As Attorney General, Robert F. Kennedy went on the warpath against organised crime. This has always baffled me, because it's well-known that his father had long-standing connections to the underworld, and that the Mafia had in fact pulled strings to get JFK elected. Ellroy's characters don't seem to understand it any better. Ward Littell, fictional CIA agent, goes on his own anti-corruption initiative and captures the account books of a secret "pension fund" which was essentially used for loan-sharking. He finally -- after an appalling chain of violence and death -- gets his hands on the account books and interprets the code in which the entries are written.

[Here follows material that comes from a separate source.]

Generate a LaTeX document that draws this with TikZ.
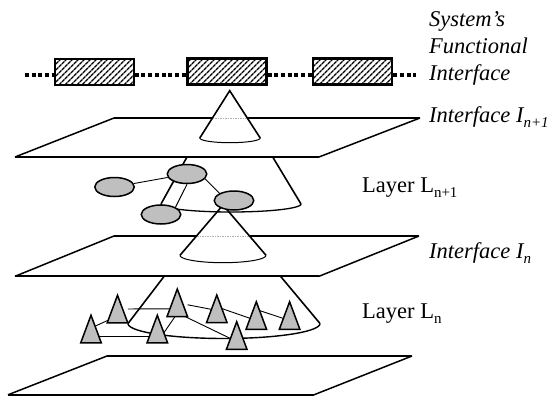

Among the Teamster Central States Pension Fund lendees: Twenty-four U.S. senators, nine governors, 114 congressmen, Allen Dulles, Rafael Trujillo, Fulgencio Batista, Anastasio Somoza, Juan Perón, Nobel Prize researchers, drug-addicted movie stars, loan sharks, labor racketeers, union-busting factory owners, Palm Beach socialites, rogue entrepreneurs, French rightwing crackpots with extensive Algerian holdings, and sixty-seven unsolved homicide victims extrapolatable as Pension Fund deadbeats. 
 The chief cash conduit/lender was one Joseph P. Kennedy Sr. 
Vivid, gritty and dirty. There's not a single clean character in American Tabloid. No one has spotless hands, and few make it out of the book alive. Absolutely none of them is trustworthy, except perhaps James Ellroy, whose voice is always dead sure.